Los católicos somos poco conscientes de este deber de colaborar, de contagiar vida, de dar movilidad a nuestra Iglesia
(Jairo del Agua).- Un buey es un animal pacífico, humilde, lento pero fuerte, constante, esforzado. No sé por qué me ha venido la imagen de este animal.
Tal vez porque está en todos los «nacimientos» expuestos estos días. Tal vez porque su sedente figura de barro o madera oculta su laboriosidad, contrapunto de los que permanecen sentados, inactivos, instalados.
Uno de los mayores peligros del Cristianismo es la «instalación». El pensar que ya está todo descubierto, que todo pensamiento nuevo o, incluso, pensar por uno mismo es pecado, que basta seguir las rutinas establecidas para conseguir la salvación.

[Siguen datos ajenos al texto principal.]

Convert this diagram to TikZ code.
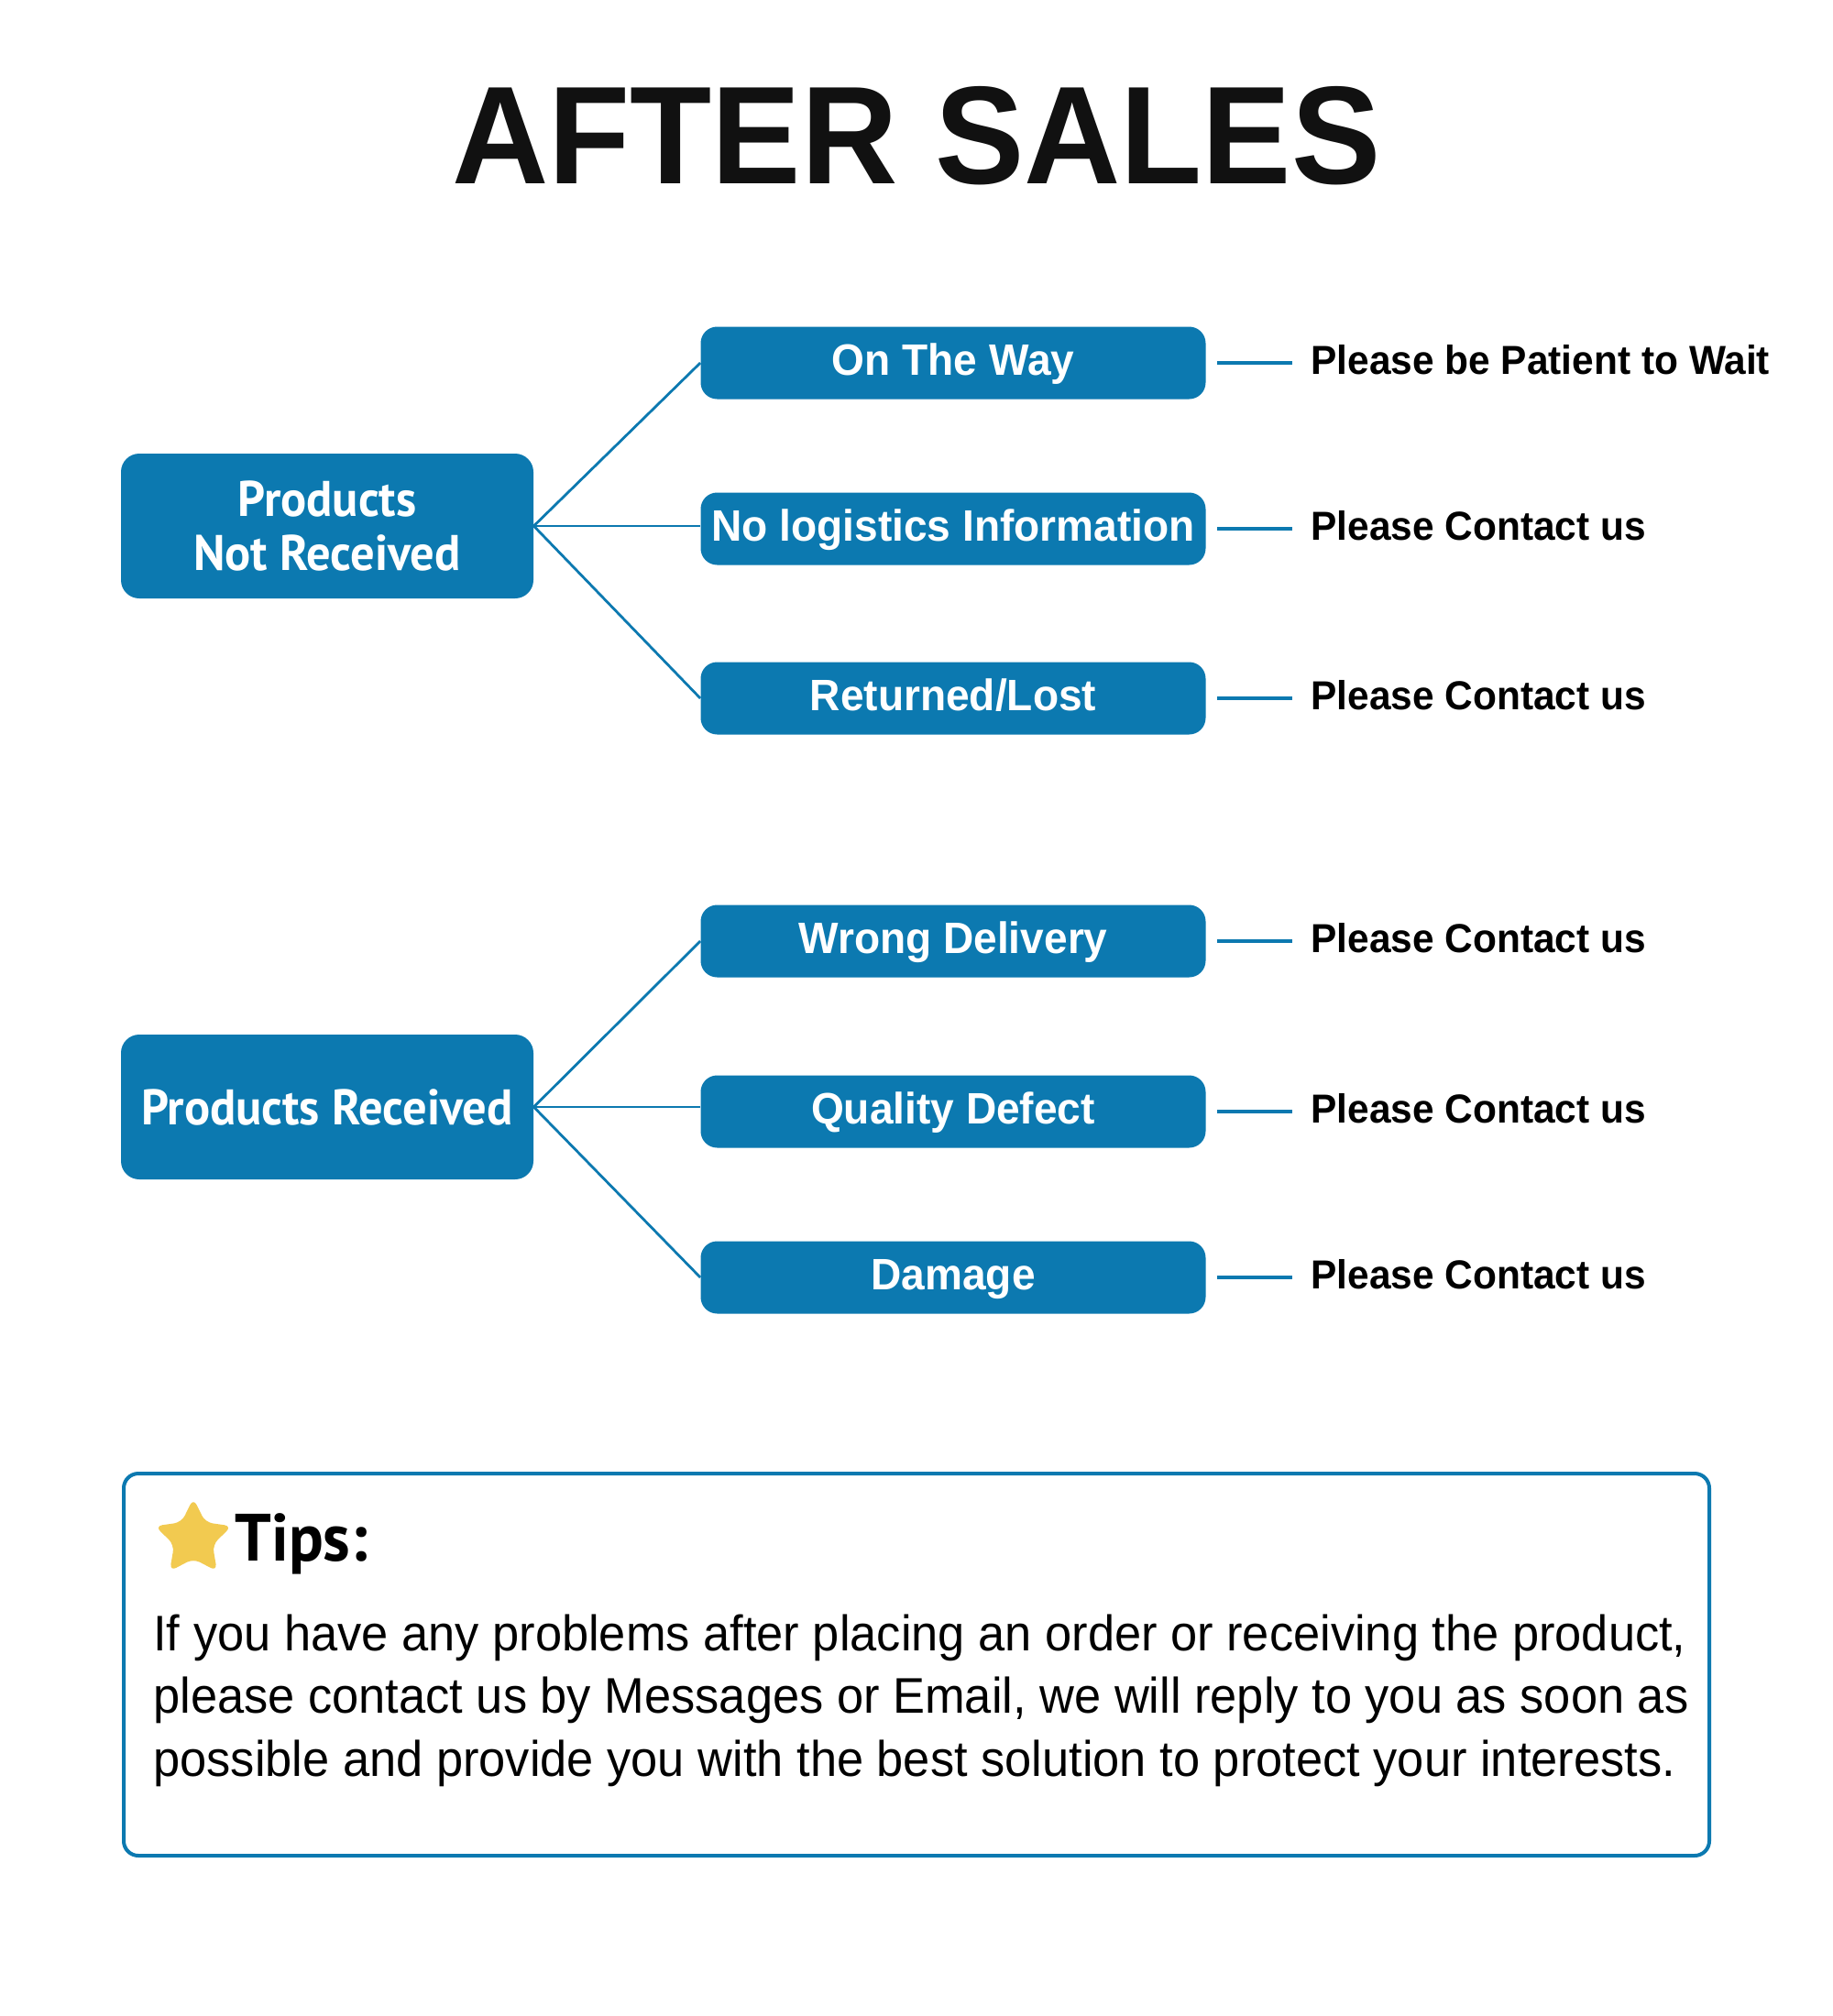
\documentclass[tikz,border=0pt]{standalone}
\usepackage{fontspec}
\setmainfont{Liberation Sans}[FakeStretch=0.96]
\newfontfamily\ptsans{PT Sans}[FakeStretch=0.96]
\definecolor{brand}{RGB}{12,121,176}
\definecolor{staryellow}{RGB}{242,202,80}
\definecolor{ink}{RGB}{17,17,17}
\tikzset{
  leftbox/.style={fill=brand, rounded corners=10pt, minimum width=225pt, minimum height=79pt,
    text=white, font=\ptsans\bfseries\fontsize{27.3}{29.5}\selectfont, align=center, inner sep=0pt},
  midbox/.style={fill=brand, rounded corners=9pt, minimum width=275.5pt, minimum height=39.5pt,
    text=white, font=\bfseries\fontsize{24}{28}\selectfont, text height=17.2pt, text depth=4pt, inner sep=0pt},
  answer/.style={anchor=base west, inner sep=0pt, text=black, font=\bfseries\fontsize{22.1}{26}\selectfont},
  link/.style={draw=brand, line width=1.4pt},
  stub/.style={draw=brand, line width=2pt},
  bodytext/.style={anchor=base west, inner sep=0pt, text=black, font=\fontsize{27.3}{34}\selectfont},
}
\begin{document}
\begin{tikzpicture}[x=0.5pt, y=-0.5pt]
\useasboundingbox (0,0) rectangle (2000,2200);
\fill[white] (0,0) rectangle (2000,2200);

\node[anchor=base, inner sep=0pt, text=ink, font=\bfseries\fontsize{76}{80}\selectfont] (title) at (1000,200) {AFTER SALES};

\node[leftbox] (pnr) at (357,574) {Products\\Not Received};
\node[leftbox] (pr) at (357,1208) {Products Received};

\node[midbox] (way) at (1040,396) {On The Way};
\node[midbox] (nolog) at (1040,577) {No logistics Information};
\node[midbox] (lost) at (1040,762) {Returned/Lost};
\node[midbox] (wrong) at (1040,1027) {Wrong Delivery};
\node[midbox] (defect) at (1040,1213) {Quality Defect};
\node[midbox] (damage) at (1040,1394) {Damage};

\draw[link] (pnr.east) -- (way.west);
\draw[link] (pnr.east) -- (pnr.east -| nolog.west);
\draw[link] (pnr.east) -- (lost.west);
\draw[link] (pr.east) -- (wrong.west);
\draw[link] (pr.east) -- (pr.east -| defect.west);
\draw[link] (pr.east) -- (damage.west);

\node[answer] (a1) at (1430,408) {Please be Patient to Wait};
\node[answer] (a2) at (1430,589) {Please Contact us};
\node[answer] (a3) at (1430,774) {Please Contact us};
\node[answer] (a4) at (1430,1039) {Please Contact us};
\node[answer] (a5) at (1430,1225) {Please Contact us};
\node[answer] (a6) at (1430,1406) {Please Contact us};

\draw[stub] (way.east) ++(12,0) -- ++(82,0);
\draw[stub] (nolog.east) ++(12,0) -- ++(82,0);
\draw[stub] (lost.east) ++(12,0) -- ++(82,0);
\draw[stub] (wrong.east) ++(12,0) -- ++(82,0);
\draw[stub] (defect.east) ++(12,0) -- ++(82,0);
\draw[stub] (damage.east) ++(12,0) -- ++(82,0);

\node[draw=brand, line width=2pt, rounded corners=8pt, minimum width=865pt, minimum height=208.5pt, inner sep=0pt] (tipsbox) at (1000,1816.5) {};

\fill[staryellow, rounded corners=4pt, shift={(211,1679)}]
  (270:44) -- (306:22) -- (342:44) -- (18:22) -- (54:44) -- (90:22)
  -- (126:44) -- (162:22) -- (198:44) -- (234:22) -- cycle;

\node[anchor=base west, inner sep=0pt, text=black, font=\ptsans\bfseries\fontsize{36.5}{40}\selectfont] (tips) at (256,1703) {Tips:};

\node[bodytext] (b1) at (167,1801) {If you have any problems after placing an order or receiving the product,};
\node[bodytext] (b2) at (167,1869) {please contact us by Messages or Email, we will reply to you as soon as};
\node[bodytext] (b3) at (167,1938) {possible and provide you with the best solution to protect your interests.};
\end{tikzpicture}
\end{document}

Y entiendo por «salvación» no el pasaporte a un cielo eterno, sino la consecución de una «madurez humana» que nos aproxime a la plenitud de Dios. Ese es el auténtico camino al cielo. De lo contrario, tendrás que madurar después lo que no maduraste en esta vida. No son las supersticiones -y tenemos muchísimas- las que salvan, sino la sinceridad en la búsqueda y en el seguimiento del Camino, confiando en el Evangelio y en el Espíritu prometido. Esto es lo que caracteriza a los cristianos.
Lo que ocurre es que las Instituciones y sus dirigentes tienden al inmovilismo, al «todo atado y bien atado». Son como grandes edificios de gruesos muros que no necesitan cambios. Se conforman con permanecer. Lo que es un grave error porque, como mínimo, necesitarán un buen mantenimiento renovador.